The Golden Age that never was or how you misremember how good Netflix was
Cory Doctorow recently (wait it was in 2022?) coined the phrase Enshittification to describe a pattern of decreasing quality of online platforms that act as two-sided markets.
Here is how platforms die: first, they are good to their users; then they abuse their users to make things better for their business customers; finally, they abuse those business customers to claw back all the value for themselves. Then, they die. I call this enshittification, and it is a seemingly inevitable consequence arising from the combination of the ease of changing how a platform allocates value, combined with the nature of a “two sided market,” where a platform sits between buyers and sellers, hold each hostage to the other, raking off an ever-larger share of the value that passes between them.
This is, of course, too good a word to just waste in its original meaning, namely applying to two-side markets and thus everything is suffering from Enshittification: SaaS drops free tier, that’s Enshittification; one day delivery becomes two day delivery, that’s Enshittification; streaming platform raises prices, that’s Enshittification; streaming platform introduces ad supported tier, that’s Enshittification; etc..
Raising prices, which effectively all the above are examples are, is not Enshittification, it’s just, well raising prices.
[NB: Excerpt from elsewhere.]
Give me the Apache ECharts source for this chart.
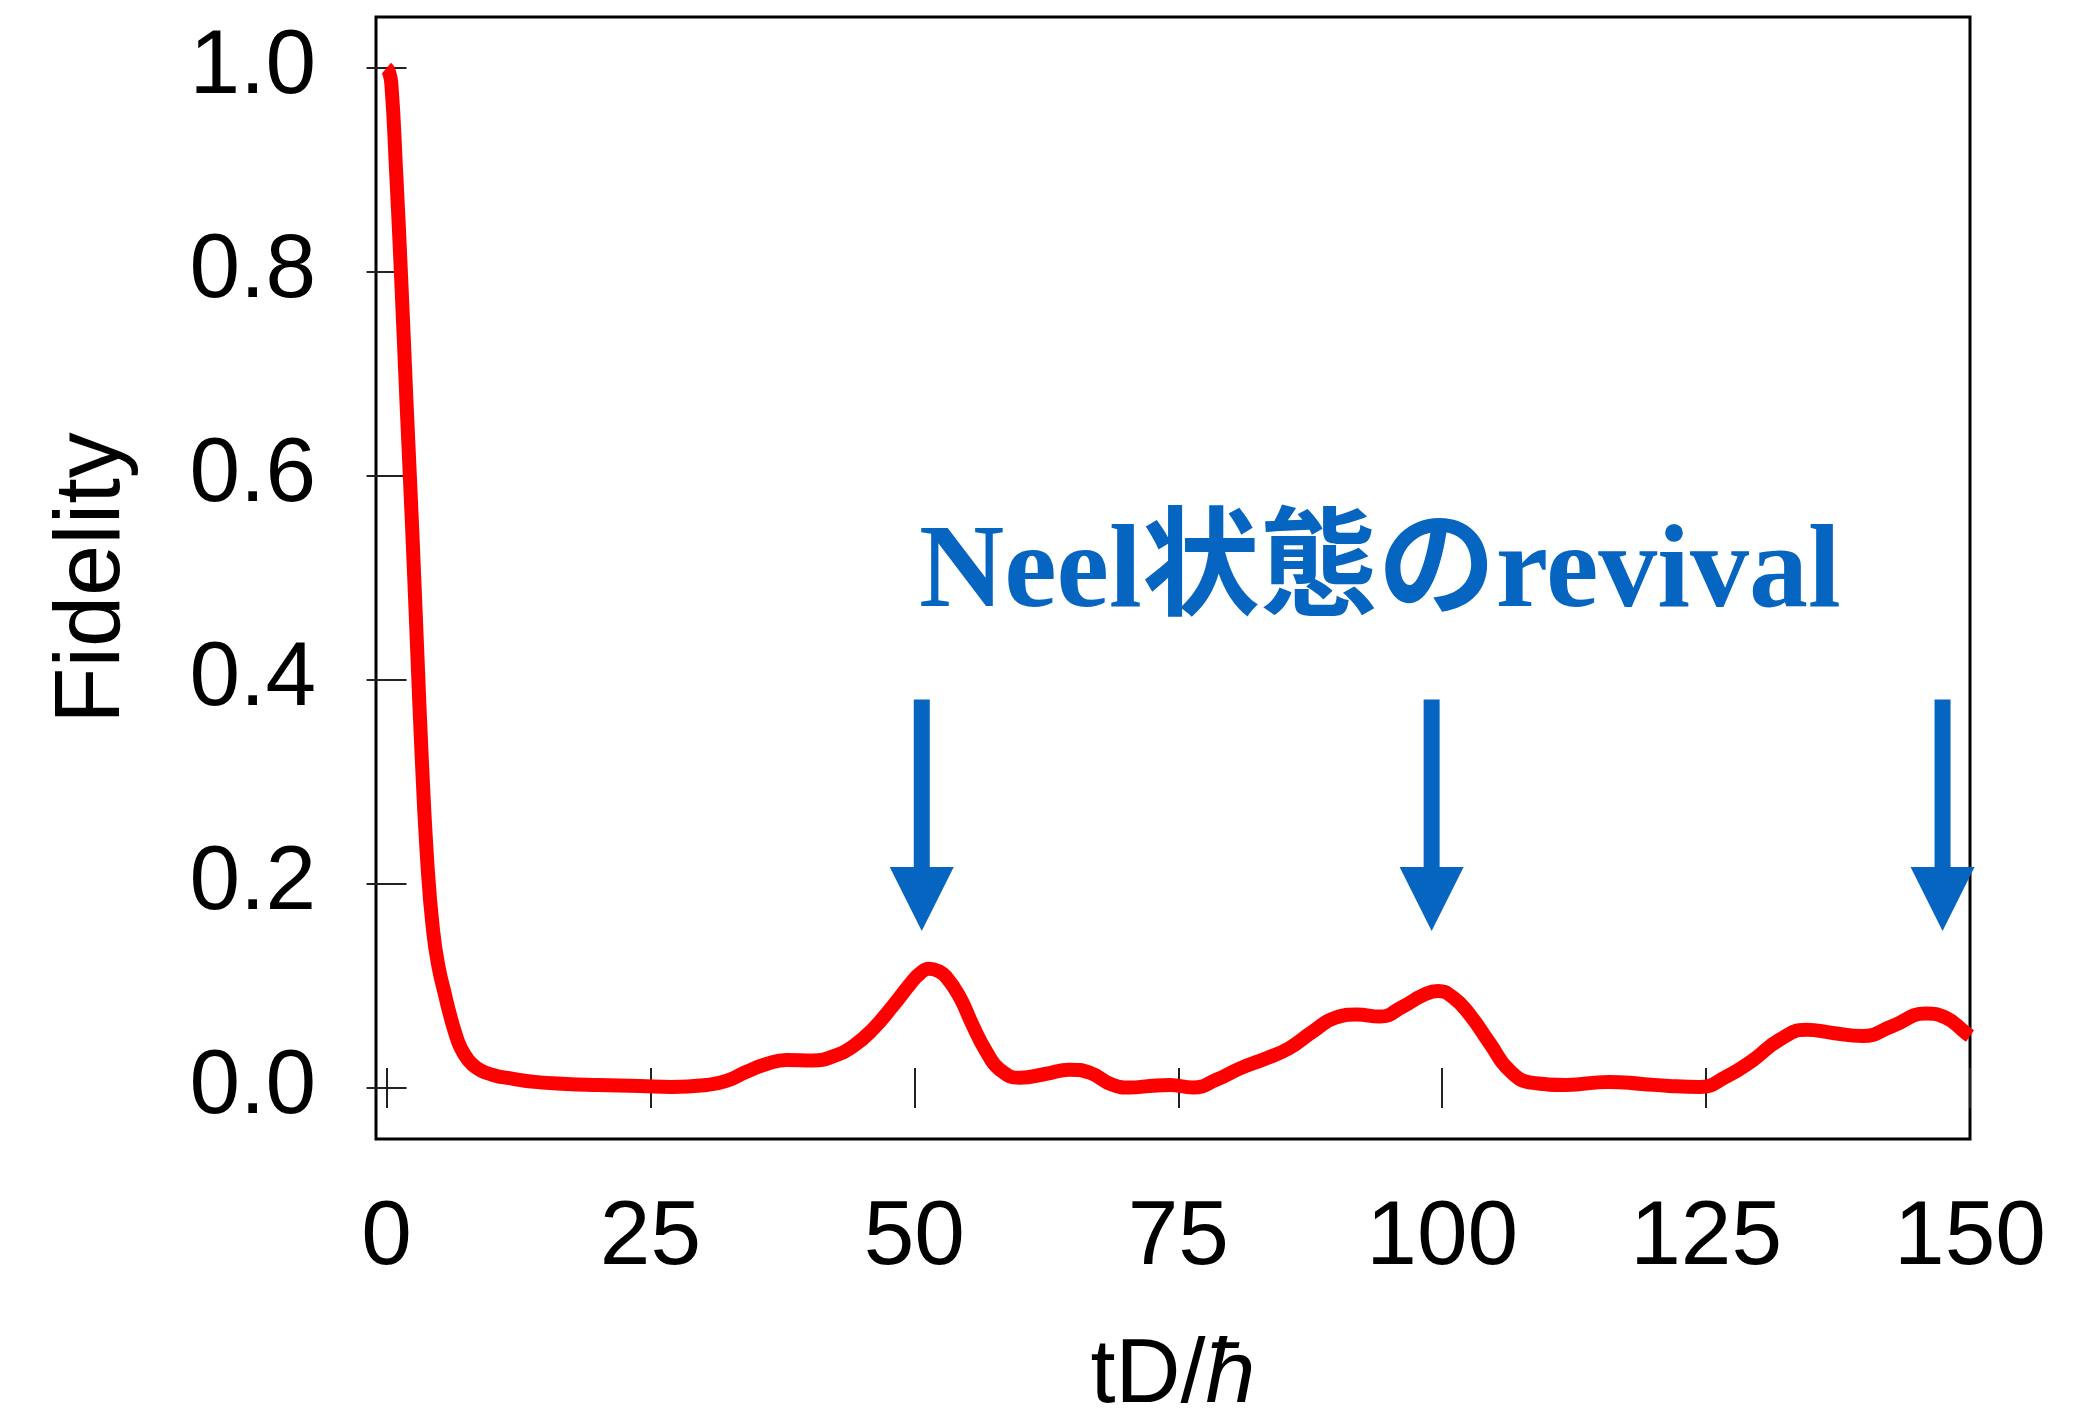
<!DOCTYPE html>
<html>
<head>
<meta charset="utf-8">
<script src="https://cdn.jsdelivr.net/npm/echarts@6/dist/echarts.min.js"></script>
<style>
html,body{margin:0;padding:0;background:#fff;}
#chart{width:2079px;height:1412px;}
</style>
</head>
<body>
<div id="chart"></div>
<script>
// ---- data ----
const tValues = [0, 0.2, 0.45, 0.9, 1.4, 1.9, 2.4, 2.9, 3.35, 3.9, 4.4, 4.9, 5.5, 6.0, 6.5, 7.0, 7.7, 8.5, 10, 12, 14, 17, 20, 24,
  27, 30.3, 32.2, 34.1, 36.0, 37.9, 40.4, 42.3, 44.2, 46.1, 48.0, 49.6, 50.5, 51.4, 52.2, 53.0, 54.3, 55.5, 56.8, 58.1,
  60.0, 62.5, 64.7, 66.6, 68.8, 70.4, 72.3, 74.2, 76.4, 78.6, 80.8, 83.3, 85.5, 87.7, 89.9, 91.9, 94.1, 96.3, 98.2,
  99.6, 101.0, 102.6, 104.5, 106.4, 108.6, 111.7, 115.8, 118.9, 121.5, 124.4, 126.9, 129.4, 131.9, 134.5, 137.0,
  139.8, 142.7, 145.8, 147.7, 149.6, 150];
const fidelity = [1.0, 0.997, 0.985, 0.9, 0.79, 0.67, 0.555, 0.43, 0.32, 0.215, 0.155, 0.12, 0.093, 0.072, 0.054, 0.04, 0.028, 0.02, 0.013, 0.009, 0.006, 0.004, 0.003, 0.002,
  0.001, 0.003, 0.007, 0.016, 0.0235, 0.0275, 0.027, 0.031, 0.041, 0.058, 0.081, 0.102, 0.112, 0.117, 0.115, 0.109, 0.089, 0.062, 0.036, 0.018,
  0.010, 0.014, 0.018, 0.015, 0.003, 0.0004, 0.002, 0.003, 0.0004, 0.008, 0.019, 0.029, 0.039, 0.055, 0.069, 0.072, 0.070, 0.080, 0.091,
  0.095, 0.089, 0.072, 0.044, 0.017, 0.005, 0.003, 0.006, 0.004, 0.002, 0.001, 0.011, 0.027, 0.047, 0.057, 0.054,
  0.051, 0.061, 0.073, 0.069, 0.054, 0.051];
const xTicks = [0, 25, 50, 75, 100, 125, 150];
const yTicks = [0, 0.2, 0.4, 0.6, 0.8, 1.0];
const arrowX = [50.7, 99.0, 147.4];
const arrowTop = [0.381, 0.381, 0.381];
const arrowTip = [0.154, 0.154, 0.154];
const annotText = 'Neel状態のrevival';
const annotX = 94.1;
const annotY = 0.502;

// ---- chart ----
const lineData = tValues.map((t, i) => [t, fidelity[i]]);
const arrowData = arrowX.map((x, i) => [x, arrowTop[i], arrowTip[i]]);
const BLUE = '#0565C0';
const SHAFT_W = 16, HEAD_W = 64, HEAD_L = 64;

const chart = echarts.init(document.getElementById('chart'), null, {renderer: 'canvas'});
const labelFont = {fontFamily: 'Liberation Sans', fontSize: 91, color: '#000'};
const tickStyle = {show: true, inside: true, length: 20, lineStyle: {color: '#222', width: 2}};

chart.setOption({
  animation: false,
  backgroundColor: '#fff',
  grid: {left: 376, top: 17, width: 1594, height: 1122, show: true, borderColor: '#000', borderWidth: 3,
         containLabel: false, outerBoundsMode: 'none'},
  xAxis: [
    {type: 'value', min: -1, max: 150, position: 'bottom',
     axisLine: {show: false}, splitLine: {show: false},
     axisTick: Object.assign({customValues: xTicks}, tickStyle),
     axisLabel: Object.assign({customValues: xTicks, margin: 54, formatter: v => String(v)}, labelFont),
     name: 'tD/{i|ħ}', nameLocation: 'middle', nameGap: 193,
     nameTextStyle: {fontFamily: 'Liberation Sans', fontSize: 90, color: '#000',
       rich: {i: {fontFamily: 'Liberation Sans', fontSize: 90, fontStyle: 'italic', color: '#000'}}}},
    {type: 'value', min: -1, max: 150, position: 'top',
     axisLine: {show: false}, splitLine: {show: false},
     axisTick: Object.assign({customValues: xTicks}, tickStyle),
     axisLabel: {show: false}}
  ],
  yAxis: [
    {type: 'value', min: -0.05, max: 1.05, position: 'left',
     axisLine: {show: false}, splitLine: {show: false},
     axisTick: Object.assign({customValues: yTicks}, tickStyle),
     axisLabel: Object.assign({customValues: yTicks, margin: 60, formatter: v => v.toFixed(1)}, labelFont),
     name: 'Fidelity', nameLocation: 'middle', nameGap: 236, nameRotate: 90,
     nameTextStyle: {fontFamily: 'Liberation Sans', fontSize: 92, color: '#000'}},
    {type: 'value', min: -0.05, max: 1.05, position: 'right',
     axisLine: {show: false}, splitLine: {show: false},
     axisTick: Object.assign({customValues: yTicks}, tickStyle),
     axisLabel: {show: false}}
  ],
  series: [
    {type: 'line', data: lineData, xAxisIndex: 0, yAxisIndex: 0,
     showSymbol: false, symbol: 'none', smooth: 0.5,
     lineStyle: {color: '#ff0000', width: 14, join: 'round'}, z: 3},
    {type: 'custom', data: arrowData, xAxisIndex: 0, yAxisIndex: 0, clip: false, z: 4,
     renderItem: function (params, api) {
       const x = api.value(0);
       const pTop = api.coord([x, api.value(1)]);
       const pTip = api.coord([x, api.value(2)]);
       const baseY = pTip[1] - HEAD_L;
       return {type: 'group', children: [
         {type: 'rect', shape: {x: pTop[0] - SHAFT_W / 2, y: pTop[1], width: SHAFT_W, height: baseY - pTop[1] + 1},
          style: {fill: BLUE}},
         {type: 'polygon', shape: {points: [[pTip[0] - HEAD_W / 2, baseY], [pTip[0] + HEAD_W / 2, baseY], [pTip[0], pTip[1]]]},
          style: {fill: BLUE}}
       ]};
     }},
    {type: 'custom', data: [[annotX, annotY]], xAxisIndex: 0, yAxisIndex: 0, clip: false, z: 4,
     renderItem: function (params, api) {
       const p = api.coord([api.value(0), api.value(1)]);
       return {type: 'text', x: p[0], y: p[1], style: {
         text: annotText, fill: BLUE, fontSize: 118, fontWeight: 'bold',
         fontFamily: "'Liberation Serif', 'Noto Sans CJK JP', serif",
         align: 'center', verticalAlign: 'middle'}};
     }}
  ]
});
</script>
</body>
</html>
You probably recognize the last two examples as something that Netflix has recently done, which gets mixed up with a massive dose of nostalgia to create the mythical streaming Golden Age where one could watch everything worth watching on Netflix*
The problem is that this Golden Age never existed, the number of shows/movies on Netflix at the beginning was tiny, around 1000 films and this has been increasing, so why this perception?
I think the reason for this is that due to the increase in the share of Netflix originals and the balkanization of the streaming world, people feel that they are missing out. The fact that this was always the case will make no inroads in convincing anybody that arguably Netflix has improved as a service, e.g. it now includes some good games for mobile devices (Terra Nil or Into The Breach come to mind) or the extraordinary amount of international content.
* I’m using Netflix as the eponymous streaming service as it is the most popular service by number of subscribers.